*PROBLEM REQUIREMENTS*:
In the data below, locate each line with the word "this" and list it.

*DATASET ROWS*:
## START

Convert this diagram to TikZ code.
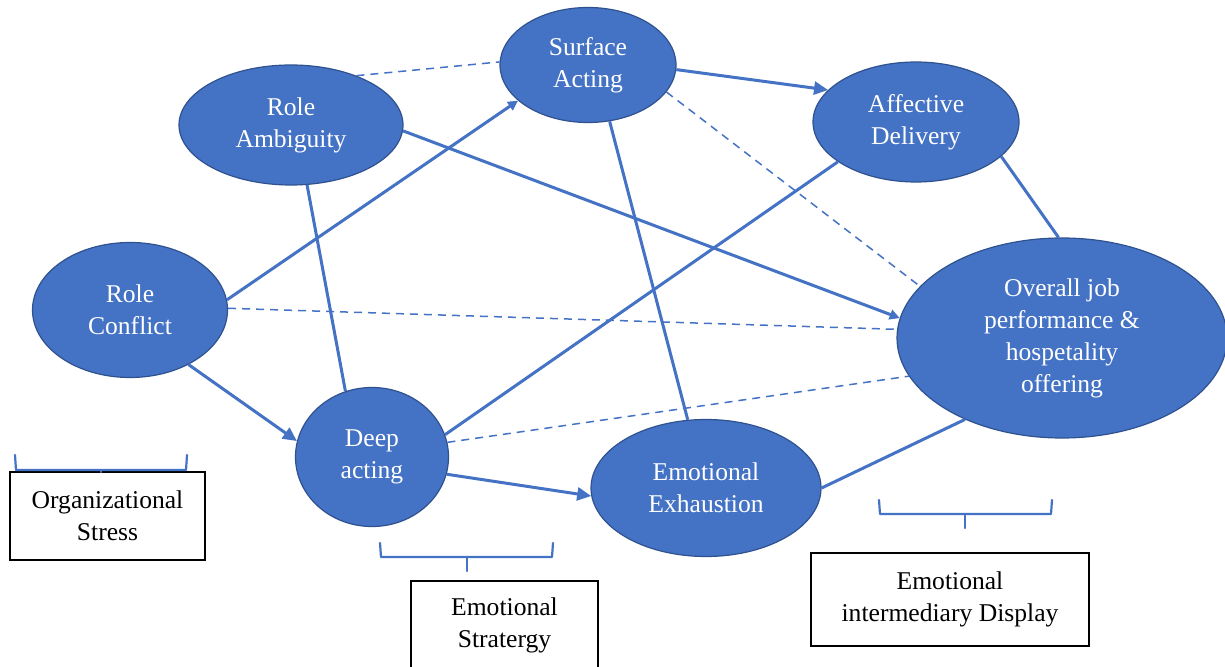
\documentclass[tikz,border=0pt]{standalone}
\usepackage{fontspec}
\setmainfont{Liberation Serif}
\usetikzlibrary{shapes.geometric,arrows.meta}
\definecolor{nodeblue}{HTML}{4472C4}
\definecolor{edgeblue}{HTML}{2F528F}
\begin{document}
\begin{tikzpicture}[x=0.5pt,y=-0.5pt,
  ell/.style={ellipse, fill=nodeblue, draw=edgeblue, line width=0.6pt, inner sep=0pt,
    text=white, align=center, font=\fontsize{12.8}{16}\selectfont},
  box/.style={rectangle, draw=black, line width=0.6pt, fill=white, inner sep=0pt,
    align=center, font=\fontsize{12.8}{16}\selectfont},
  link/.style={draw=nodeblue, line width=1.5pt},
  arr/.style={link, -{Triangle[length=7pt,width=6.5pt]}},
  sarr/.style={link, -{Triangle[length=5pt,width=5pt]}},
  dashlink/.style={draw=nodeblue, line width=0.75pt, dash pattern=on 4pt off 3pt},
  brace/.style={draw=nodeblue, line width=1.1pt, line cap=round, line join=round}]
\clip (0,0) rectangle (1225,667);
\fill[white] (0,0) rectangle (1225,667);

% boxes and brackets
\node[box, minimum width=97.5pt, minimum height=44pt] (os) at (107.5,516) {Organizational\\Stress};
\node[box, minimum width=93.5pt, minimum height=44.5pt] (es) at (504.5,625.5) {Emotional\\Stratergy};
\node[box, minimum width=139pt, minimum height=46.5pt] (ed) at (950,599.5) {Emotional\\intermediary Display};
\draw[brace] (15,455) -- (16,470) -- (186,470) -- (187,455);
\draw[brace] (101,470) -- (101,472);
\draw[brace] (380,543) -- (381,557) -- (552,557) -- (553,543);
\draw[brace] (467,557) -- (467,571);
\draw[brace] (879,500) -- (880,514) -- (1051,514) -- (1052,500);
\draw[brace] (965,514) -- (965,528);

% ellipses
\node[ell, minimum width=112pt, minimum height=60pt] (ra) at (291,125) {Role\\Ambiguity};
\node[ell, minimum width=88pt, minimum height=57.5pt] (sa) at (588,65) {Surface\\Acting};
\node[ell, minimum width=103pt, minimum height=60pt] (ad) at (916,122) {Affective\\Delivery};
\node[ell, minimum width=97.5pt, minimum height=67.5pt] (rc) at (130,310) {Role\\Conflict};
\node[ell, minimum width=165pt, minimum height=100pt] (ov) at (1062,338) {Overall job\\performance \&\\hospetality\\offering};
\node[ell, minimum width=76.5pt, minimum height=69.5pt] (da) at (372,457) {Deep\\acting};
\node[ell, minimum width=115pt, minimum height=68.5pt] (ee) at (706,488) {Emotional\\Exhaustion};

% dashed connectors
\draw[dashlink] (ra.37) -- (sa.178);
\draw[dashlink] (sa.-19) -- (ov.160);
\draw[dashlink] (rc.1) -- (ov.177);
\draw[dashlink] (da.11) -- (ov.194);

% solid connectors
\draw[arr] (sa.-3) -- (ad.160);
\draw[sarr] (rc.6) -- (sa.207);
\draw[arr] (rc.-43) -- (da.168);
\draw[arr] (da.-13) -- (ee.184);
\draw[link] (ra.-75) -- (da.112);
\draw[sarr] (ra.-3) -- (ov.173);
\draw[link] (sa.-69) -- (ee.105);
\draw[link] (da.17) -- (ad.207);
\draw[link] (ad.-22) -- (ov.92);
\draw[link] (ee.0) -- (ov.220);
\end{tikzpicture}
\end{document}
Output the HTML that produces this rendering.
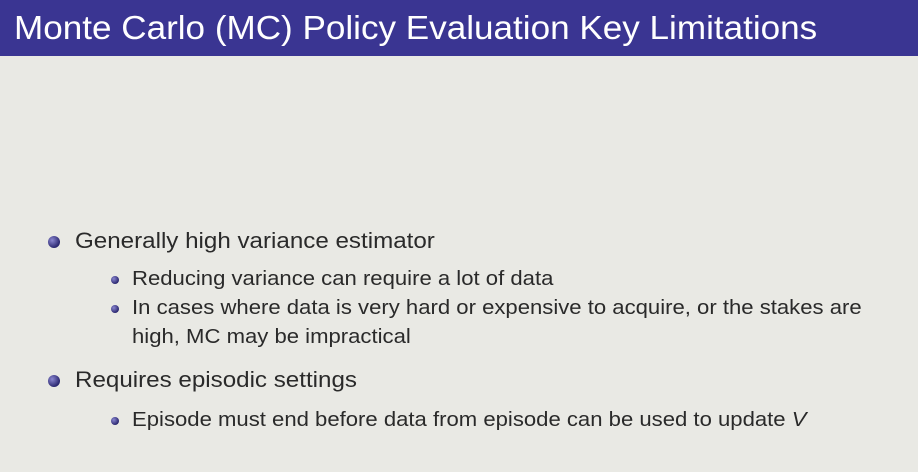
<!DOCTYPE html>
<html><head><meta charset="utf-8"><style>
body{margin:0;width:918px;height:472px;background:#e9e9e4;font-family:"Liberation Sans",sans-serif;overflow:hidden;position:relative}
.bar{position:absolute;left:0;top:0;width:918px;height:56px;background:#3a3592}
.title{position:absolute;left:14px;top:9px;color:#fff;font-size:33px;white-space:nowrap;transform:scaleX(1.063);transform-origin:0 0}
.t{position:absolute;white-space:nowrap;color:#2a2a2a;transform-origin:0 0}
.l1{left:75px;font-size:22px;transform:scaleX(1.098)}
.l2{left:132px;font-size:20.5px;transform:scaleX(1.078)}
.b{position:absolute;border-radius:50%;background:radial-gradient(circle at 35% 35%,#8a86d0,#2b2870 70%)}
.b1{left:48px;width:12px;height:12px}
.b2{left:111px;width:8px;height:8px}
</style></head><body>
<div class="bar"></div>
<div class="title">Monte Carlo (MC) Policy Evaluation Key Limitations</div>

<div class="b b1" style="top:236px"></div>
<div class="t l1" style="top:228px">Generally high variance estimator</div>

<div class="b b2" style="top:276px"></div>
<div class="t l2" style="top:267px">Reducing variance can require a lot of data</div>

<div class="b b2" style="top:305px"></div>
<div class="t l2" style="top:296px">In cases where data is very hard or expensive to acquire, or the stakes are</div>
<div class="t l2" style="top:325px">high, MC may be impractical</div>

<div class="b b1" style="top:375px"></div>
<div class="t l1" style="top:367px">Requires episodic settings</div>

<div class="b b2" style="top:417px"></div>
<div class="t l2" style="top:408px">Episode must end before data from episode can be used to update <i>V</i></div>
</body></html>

## END
## START

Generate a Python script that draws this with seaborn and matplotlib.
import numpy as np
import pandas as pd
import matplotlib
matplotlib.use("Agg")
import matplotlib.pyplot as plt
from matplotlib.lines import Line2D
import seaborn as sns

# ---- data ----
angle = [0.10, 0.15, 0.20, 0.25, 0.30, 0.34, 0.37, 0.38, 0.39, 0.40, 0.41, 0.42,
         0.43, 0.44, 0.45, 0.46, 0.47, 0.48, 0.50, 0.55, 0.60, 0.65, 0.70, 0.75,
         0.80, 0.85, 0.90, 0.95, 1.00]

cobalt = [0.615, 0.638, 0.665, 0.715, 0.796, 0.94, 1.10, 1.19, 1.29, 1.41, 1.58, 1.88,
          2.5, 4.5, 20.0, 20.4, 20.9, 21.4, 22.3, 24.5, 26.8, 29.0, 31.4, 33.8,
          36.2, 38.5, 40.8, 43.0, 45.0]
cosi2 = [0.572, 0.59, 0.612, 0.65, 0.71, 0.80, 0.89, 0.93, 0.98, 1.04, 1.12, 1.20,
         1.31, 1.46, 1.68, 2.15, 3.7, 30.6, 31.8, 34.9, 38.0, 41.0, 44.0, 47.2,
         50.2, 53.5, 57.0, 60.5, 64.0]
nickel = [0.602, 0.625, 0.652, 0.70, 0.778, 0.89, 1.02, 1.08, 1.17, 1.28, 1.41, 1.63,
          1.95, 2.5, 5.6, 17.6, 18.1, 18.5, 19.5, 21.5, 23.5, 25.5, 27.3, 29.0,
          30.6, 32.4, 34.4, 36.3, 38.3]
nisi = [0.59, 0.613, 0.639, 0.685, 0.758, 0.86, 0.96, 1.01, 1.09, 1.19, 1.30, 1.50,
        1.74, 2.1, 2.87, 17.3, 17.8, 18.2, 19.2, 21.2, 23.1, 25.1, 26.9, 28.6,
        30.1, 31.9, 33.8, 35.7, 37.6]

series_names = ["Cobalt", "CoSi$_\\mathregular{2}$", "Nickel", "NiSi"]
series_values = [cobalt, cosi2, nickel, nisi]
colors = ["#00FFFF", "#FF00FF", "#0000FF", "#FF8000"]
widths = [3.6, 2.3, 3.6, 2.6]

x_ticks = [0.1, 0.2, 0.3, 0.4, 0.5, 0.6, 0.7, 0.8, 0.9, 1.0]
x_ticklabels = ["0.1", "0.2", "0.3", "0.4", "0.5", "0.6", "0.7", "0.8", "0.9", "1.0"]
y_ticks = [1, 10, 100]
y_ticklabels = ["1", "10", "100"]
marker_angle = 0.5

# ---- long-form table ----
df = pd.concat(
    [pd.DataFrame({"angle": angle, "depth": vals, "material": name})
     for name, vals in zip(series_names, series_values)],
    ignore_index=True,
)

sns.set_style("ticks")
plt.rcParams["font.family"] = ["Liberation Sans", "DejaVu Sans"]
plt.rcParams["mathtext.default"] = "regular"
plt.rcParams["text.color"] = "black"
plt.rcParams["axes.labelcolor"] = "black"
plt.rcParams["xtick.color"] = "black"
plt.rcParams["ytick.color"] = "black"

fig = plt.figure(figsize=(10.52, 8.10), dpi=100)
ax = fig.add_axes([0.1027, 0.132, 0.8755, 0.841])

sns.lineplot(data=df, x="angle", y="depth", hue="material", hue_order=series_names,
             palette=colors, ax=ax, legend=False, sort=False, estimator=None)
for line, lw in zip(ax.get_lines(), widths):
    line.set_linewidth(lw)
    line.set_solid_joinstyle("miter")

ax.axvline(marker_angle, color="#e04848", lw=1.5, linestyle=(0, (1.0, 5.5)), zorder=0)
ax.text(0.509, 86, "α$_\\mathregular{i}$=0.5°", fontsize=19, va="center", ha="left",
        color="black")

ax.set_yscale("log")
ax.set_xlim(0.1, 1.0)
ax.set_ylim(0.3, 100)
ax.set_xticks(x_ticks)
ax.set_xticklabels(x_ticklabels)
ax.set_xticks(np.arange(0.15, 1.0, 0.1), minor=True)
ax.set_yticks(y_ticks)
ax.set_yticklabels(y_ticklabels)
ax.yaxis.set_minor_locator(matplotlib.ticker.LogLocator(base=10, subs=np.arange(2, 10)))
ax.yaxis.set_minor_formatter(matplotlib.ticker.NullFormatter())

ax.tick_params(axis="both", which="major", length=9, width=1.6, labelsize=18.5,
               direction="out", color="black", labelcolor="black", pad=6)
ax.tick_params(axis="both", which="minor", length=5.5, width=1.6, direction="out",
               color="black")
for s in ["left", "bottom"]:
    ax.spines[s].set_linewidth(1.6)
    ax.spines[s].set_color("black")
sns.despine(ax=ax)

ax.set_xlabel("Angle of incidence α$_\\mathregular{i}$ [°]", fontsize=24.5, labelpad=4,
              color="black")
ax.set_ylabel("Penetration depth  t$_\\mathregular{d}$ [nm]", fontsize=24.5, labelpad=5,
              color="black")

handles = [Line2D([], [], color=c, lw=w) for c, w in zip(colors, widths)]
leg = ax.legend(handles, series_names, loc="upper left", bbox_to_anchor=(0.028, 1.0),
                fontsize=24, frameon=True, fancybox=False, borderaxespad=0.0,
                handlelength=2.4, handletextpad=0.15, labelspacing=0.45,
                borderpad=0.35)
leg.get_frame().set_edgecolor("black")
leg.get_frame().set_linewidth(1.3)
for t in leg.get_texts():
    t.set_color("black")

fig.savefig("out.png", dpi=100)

## END
## START

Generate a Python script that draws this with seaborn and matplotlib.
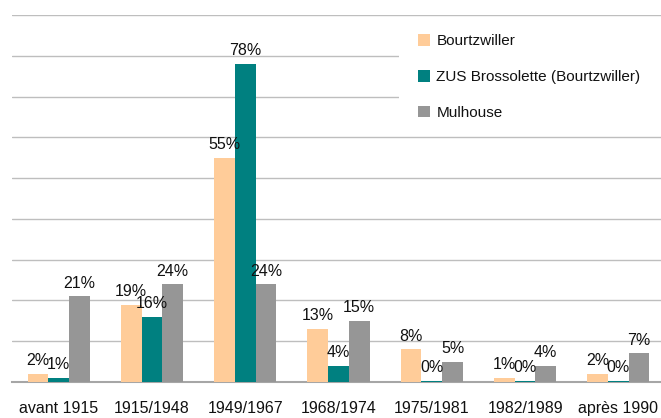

## END

*CORRECT RESULT*:
Convert this diagram to TikZ code.
Output the HTML that produces this rendering.
Generate a Python script that draws this with seaborn and matplotlib.
Generate a Python script that draws this with seaborn and matplotlib.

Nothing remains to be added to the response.